I would love to show some effort here, but I honestly have no idea were to start, any help would be greatly appreciated.
Initially there are two snow goons. We need to estimate the amount of time it takes each snow goon to make 100 new snow goons. Let t = the number of days since the first two snow goons were made. Let N(t) = the number of snow goons on day t.
Estimate: On day t = 3 we estimate that there will be 100 snows goons.
1. On day t = 0 there are N = ____ snow goons. This is the initial amount.
The blank is 2 I'm assuming.
2. Find a function of the form N(t) = (C)e^kt that gives N(t), the number of snow goons that exist t days after the first two are built.
Wouldn't the number of snow goons just double everytime?
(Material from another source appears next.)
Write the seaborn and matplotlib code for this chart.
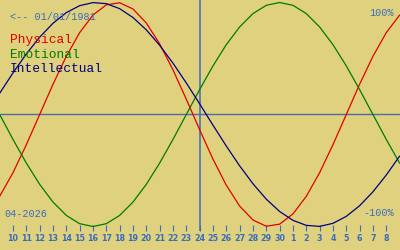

I think the wording is throwing me off or I am over thinking this. Thanks.
Hmmm, that's weird because I gave you all the information I'm given.
There is a part before that question that asks me to make an estimate of how many snow goons there would be after t amount of days, but I don't see how an estimate would help here.
edit the equation ...need to estimate the amount of time it takes each snow goon to make 100 new snow goons.
Estimate: On day t = 3 we estimate that there will be 100 snows goons.
solve an estimate for k, then use the result to estimate t in the first equation.
Ok I did what you said and got 202 = (2)e^1.3(3.55). Not sure if that is right, but even if it is I need the function to give me N(t) right?
So would the answer be N(t) = (2)e^(1.3)t?